Haverty and his puppeteers (Wade Tilton, Matt Stanton, Amy Rush, Jeffrey Zwartjes and Kristin Jarvis) present a work with a thrilling abundance of creative ideas, not unlike Faulkner's own prose. Admittedly, it can be a little difficult to take in, but again, that's also like Faulkner. Overall, it's like the company returns As I Lay Dying to its roots in the untamed South of the 1930s, springing the book from its dusty confinement in a high school American-lit class.
One character even compares time to "a looping string." It's like it was made for puppets, and Faulkner didn't even know it.

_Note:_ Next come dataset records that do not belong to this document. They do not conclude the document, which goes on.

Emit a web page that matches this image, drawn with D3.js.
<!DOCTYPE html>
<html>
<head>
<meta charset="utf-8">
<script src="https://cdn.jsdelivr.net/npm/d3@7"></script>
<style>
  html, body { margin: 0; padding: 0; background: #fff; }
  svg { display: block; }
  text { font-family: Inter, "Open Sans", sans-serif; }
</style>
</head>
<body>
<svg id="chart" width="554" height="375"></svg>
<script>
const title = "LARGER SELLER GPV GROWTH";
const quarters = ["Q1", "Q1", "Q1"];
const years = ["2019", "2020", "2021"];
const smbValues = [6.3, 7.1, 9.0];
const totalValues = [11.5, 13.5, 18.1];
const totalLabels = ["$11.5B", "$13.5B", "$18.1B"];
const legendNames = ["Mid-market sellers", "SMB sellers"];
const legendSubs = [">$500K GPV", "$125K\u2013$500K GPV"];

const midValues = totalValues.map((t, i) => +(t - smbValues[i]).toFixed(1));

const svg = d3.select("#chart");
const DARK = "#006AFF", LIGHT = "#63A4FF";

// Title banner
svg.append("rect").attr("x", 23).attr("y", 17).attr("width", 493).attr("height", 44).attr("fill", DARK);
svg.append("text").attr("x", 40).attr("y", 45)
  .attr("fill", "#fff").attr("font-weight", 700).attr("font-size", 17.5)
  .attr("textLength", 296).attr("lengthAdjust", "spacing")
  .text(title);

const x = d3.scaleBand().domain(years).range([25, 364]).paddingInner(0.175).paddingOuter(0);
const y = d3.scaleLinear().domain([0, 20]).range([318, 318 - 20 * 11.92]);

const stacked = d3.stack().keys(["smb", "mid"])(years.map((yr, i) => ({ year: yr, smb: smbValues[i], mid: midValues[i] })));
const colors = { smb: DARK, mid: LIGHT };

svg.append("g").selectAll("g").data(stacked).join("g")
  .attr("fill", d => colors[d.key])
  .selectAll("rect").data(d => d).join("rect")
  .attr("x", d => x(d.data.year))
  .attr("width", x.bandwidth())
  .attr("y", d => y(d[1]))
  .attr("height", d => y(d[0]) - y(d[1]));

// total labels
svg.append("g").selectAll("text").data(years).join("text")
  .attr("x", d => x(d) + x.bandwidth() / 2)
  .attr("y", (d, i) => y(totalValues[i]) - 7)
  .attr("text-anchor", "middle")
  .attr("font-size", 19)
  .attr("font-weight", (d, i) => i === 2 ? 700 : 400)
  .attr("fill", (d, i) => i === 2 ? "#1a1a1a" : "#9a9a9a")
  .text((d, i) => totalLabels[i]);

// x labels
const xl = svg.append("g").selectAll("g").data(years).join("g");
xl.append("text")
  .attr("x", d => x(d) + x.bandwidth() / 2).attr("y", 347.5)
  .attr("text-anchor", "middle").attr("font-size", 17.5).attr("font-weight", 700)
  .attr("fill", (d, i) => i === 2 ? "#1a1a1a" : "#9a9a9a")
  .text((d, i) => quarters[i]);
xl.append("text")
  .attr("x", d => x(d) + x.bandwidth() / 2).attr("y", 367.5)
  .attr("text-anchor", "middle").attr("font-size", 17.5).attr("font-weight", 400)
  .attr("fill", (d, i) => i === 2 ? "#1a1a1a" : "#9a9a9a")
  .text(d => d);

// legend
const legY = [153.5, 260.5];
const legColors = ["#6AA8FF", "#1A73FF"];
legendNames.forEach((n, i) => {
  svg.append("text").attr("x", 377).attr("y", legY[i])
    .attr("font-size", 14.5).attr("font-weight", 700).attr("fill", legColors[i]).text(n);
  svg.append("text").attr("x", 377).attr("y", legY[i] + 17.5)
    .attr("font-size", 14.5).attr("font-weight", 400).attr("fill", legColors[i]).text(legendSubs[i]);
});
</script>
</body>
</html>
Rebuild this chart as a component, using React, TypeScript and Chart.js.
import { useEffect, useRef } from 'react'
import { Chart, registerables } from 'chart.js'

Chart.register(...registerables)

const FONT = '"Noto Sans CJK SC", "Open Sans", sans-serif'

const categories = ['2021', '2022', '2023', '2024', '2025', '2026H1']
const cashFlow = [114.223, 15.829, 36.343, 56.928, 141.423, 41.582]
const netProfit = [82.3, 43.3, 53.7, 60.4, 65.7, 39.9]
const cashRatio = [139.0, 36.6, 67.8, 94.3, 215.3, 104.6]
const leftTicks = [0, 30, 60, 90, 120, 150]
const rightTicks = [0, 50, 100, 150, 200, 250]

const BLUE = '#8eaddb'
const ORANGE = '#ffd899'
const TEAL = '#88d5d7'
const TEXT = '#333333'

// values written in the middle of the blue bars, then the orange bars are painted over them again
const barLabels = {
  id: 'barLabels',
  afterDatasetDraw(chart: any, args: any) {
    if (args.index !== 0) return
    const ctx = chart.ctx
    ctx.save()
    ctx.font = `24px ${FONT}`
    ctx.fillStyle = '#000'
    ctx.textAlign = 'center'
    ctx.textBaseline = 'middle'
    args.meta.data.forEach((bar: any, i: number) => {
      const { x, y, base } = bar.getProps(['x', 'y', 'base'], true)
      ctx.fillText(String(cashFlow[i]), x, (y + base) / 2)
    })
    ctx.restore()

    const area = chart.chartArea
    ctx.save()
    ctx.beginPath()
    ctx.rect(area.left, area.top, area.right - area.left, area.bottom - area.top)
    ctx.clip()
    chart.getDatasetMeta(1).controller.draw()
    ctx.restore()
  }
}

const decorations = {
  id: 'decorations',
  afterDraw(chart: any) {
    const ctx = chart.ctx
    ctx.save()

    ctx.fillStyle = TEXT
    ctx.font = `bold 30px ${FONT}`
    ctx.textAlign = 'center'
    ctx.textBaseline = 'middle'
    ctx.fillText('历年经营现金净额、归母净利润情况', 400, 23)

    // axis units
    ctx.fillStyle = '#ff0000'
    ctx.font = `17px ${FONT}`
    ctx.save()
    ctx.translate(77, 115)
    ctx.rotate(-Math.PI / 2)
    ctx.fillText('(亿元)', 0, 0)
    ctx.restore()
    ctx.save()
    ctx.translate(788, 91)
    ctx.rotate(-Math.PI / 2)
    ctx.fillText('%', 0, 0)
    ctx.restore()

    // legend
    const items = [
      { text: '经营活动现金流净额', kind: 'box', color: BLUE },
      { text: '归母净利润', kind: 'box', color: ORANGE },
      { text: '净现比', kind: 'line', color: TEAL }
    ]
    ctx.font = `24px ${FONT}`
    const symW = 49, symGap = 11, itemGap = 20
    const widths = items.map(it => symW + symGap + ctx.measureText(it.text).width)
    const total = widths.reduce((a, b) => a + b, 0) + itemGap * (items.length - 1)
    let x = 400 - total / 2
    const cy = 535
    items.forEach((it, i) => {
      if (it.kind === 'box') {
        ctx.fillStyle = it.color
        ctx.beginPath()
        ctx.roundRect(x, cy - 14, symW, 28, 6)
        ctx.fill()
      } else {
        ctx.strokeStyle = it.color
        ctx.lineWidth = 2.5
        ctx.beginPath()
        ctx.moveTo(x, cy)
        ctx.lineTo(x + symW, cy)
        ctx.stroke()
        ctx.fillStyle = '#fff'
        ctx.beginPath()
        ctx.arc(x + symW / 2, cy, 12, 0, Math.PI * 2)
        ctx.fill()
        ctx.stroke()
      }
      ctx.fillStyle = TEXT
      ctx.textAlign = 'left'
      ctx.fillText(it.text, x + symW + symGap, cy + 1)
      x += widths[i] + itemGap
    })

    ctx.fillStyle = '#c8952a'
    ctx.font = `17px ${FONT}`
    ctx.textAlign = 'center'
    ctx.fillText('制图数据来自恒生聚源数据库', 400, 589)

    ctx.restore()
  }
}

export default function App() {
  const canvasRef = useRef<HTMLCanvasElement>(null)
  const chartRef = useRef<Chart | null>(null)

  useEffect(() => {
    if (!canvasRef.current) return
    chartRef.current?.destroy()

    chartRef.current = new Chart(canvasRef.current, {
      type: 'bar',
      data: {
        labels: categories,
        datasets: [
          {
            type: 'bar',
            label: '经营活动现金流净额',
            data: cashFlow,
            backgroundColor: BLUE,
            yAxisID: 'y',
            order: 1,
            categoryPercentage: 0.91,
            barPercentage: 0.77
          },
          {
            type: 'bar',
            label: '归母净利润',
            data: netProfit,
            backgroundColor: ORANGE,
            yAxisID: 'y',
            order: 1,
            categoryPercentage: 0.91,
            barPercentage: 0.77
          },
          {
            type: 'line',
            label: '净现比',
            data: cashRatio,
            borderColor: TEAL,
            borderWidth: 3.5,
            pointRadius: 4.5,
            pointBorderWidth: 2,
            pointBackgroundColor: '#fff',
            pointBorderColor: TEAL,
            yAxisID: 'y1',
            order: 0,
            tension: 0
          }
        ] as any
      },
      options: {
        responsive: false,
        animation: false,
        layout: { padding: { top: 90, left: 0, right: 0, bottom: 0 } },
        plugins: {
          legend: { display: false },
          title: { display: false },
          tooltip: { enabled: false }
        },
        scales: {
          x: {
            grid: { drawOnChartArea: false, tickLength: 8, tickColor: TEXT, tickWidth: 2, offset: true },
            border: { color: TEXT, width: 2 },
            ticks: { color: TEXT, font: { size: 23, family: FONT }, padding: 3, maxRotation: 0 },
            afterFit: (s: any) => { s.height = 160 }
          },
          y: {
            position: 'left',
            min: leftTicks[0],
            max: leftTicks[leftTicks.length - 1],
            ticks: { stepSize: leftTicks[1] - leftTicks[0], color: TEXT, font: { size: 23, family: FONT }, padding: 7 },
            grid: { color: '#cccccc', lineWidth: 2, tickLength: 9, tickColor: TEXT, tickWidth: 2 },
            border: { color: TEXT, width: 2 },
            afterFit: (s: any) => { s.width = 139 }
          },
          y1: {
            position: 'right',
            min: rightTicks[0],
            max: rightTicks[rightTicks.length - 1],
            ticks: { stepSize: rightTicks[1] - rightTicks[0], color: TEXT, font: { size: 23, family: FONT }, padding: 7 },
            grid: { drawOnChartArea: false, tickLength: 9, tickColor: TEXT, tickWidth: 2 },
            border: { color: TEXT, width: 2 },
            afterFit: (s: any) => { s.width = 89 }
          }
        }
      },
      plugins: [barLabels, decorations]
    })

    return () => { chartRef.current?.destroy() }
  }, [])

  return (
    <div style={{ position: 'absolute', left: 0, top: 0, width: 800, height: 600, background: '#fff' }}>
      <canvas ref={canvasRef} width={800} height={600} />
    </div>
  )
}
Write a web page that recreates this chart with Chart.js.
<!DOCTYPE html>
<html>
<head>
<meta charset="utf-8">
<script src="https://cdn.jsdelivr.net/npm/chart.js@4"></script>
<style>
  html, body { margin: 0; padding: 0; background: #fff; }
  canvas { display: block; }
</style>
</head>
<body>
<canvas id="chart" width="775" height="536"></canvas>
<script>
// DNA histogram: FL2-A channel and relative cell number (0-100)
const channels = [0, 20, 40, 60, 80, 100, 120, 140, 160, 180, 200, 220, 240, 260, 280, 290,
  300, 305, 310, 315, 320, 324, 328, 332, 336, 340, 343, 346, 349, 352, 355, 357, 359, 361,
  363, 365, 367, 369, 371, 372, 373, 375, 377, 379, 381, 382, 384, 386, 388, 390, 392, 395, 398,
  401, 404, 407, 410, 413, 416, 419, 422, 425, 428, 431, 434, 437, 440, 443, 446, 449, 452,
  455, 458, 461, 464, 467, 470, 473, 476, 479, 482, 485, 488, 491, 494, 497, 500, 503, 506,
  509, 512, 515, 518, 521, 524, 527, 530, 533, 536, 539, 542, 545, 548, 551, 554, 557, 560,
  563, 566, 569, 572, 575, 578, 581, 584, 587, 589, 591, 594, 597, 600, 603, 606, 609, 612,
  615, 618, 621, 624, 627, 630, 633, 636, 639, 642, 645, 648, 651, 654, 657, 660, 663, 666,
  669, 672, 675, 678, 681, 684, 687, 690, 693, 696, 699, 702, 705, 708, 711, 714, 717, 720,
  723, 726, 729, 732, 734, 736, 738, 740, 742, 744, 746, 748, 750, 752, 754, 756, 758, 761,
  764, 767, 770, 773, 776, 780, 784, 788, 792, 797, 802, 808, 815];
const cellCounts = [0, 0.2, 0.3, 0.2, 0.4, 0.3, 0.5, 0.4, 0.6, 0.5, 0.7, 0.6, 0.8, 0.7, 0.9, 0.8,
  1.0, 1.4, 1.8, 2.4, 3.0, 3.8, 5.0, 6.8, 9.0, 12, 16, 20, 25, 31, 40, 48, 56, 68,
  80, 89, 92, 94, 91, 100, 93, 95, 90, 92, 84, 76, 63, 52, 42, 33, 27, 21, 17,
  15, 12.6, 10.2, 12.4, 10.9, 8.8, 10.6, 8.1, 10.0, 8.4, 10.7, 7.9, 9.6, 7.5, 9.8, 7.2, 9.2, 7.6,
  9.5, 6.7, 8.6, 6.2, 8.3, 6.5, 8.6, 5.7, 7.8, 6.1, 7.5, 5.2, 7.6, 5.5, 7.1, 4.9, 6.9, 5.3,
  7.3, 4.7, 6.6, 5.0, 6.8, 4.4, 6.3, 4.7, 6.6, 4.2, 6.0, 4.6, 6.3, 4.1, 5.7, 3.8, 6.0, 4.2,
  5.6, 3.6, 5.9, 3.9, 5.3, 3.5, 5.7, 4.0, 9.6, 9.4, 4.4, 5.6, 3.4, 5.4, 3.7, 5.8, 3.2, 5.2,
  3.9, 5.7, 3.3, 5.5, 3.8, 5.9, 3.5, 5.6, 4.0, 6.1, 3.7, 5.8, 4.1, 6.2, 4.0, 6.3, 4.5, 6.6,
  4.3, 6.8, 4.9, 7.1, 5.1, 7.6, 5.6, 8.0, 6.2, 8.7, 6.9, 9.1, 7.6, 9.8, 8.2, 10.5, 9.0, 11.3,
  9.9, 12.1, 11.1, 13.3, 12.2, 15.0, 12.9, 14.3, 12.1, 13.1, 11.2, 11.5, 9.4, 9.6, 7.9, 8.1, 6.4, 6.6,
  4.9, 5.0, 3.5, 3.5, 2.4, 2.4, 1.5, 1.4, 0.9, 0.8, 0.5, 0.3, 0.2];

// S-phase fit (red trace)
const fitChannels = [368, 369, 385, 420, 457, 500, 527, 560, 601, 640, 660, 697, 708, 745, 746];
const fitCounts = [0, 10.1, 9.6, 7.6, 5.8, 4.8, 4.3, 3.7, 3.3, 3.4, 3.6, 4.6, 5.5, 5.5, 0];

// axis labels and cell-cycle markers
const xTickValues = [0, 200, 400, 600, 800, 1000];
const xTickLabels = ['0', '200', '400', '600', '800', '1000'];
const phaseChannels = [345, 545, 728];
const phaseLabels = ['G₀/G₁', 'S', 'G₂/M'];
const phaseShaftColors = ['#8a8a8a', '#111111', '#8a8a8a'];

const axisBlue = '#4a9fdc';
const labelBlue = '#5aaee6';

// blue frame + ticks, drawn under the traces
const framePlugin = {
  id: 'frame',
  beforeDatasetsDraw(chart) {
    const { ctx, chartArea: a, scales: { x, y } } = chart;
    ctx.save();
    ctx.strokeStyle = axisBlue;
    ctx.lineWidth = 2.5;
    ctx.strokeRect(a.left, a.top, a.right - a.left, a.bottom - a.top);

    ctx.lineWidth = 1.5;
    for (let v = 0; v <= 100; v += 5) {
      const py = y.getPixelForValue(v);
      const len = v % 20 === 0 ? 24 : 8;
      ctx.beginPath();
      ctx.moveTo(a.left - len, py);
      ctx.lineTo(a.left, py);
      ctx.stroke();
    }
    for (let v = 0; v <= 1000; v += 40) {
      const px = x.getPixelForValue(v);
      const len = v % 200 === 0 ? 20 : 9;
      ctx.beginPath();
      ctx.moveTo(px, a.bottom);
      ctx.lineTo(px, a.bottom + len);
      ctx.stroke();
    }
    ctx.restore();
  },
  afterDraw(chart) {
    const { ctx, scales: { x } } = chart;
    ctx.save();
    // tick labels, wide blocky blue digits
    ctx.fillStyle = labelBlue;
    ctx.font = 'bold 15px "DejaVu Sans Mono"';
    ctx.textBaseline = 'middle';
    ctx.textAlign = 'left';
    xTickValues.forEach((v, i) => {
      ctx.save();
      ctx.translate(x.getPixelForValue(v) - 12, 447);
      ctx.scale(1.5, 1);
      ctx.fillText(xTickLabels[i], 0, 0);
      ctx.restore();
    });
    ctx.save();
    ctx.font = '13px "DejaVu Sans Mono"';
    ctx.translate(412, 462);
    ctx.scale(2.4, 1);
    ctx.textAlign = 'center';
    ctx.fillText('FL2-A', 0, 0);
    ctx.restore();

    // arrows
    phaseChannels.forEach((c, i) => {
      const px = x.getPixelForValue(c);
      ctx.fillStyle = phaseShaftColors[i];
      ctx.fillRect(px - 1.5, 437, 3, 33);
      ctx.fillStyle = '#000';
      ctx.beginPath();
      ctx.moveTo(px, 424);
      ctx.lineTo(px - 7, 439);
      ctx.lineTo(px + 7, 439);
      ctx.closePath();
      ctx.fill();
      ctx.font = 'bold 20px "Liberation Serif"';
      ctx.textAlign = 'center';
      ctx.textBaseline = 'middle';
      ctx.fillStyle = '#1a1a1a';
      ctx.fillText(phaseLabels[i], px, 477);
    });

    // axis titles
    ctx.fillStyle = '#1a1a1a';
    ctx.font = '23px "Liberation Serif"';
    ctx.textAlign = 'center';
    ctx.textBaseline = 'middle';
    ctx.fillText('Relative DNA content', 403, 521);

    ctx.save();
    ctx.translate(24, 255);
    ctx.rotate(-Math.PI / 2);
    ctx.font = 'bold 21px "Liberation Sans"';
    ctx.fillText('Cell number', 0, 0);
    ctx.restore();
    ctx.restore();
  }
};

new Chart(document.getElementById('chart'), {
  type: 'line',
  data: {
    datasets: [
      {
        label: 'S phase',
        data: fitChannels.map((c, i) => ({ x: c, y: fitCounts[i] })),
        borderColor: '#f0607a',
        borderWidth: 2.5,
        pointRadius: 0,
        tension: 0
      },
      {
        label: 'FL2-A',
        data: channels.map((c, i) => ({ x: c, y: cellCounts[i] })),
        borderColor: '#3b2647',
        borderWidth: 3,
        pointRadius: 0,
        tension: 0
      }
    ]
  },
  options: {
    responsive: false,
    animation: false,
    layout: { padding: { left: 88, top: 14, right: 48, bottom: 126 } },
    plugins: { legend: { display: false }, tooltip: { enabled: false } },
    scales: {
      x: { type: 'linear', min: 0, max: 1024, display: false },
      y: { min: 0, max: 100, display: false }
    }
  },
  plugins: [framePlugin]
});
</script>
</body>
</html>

In his soft-spoken, almost boyish way, Haverty sounds like an evangelist in the church of puppetry. It's fitting that in As I Lay Dying, in addition to the roles of brothers Jewel and Vardaman, Haverty also manipulates and provides the voice of Whitfield, an adulterous preacher built so his arms point in opposite directions and gently spin like a propeller. At one point during rehearsal, the Whitfield puppet paused in his preaching and said to the musicians, "I think right there, Damon, we could have a stop."
For an instant, it seemed like the Whitfield puppet, a mass of carved, painted blocks, was actually directing the show and giving his "notes" to Damon Young and the flesh-and-blood members of the company. With puppets, it's disconcertingly easy to think of them as being alive.
Maybe the puppets really are calling the shots, and puppeteers such as Haverty and his many colleagues in Atlanta are just the middlemen (and women). At any rate, mature puppet characters are standing up on their wooden feet, flexing their muscles – or at least their strings – and showing their limitless possibilities to offer new perspectives on affairs of us humans. Tired of waiting in the wings, Puppets are taking on grown-up audiences and are ready to entertain them – forevermore.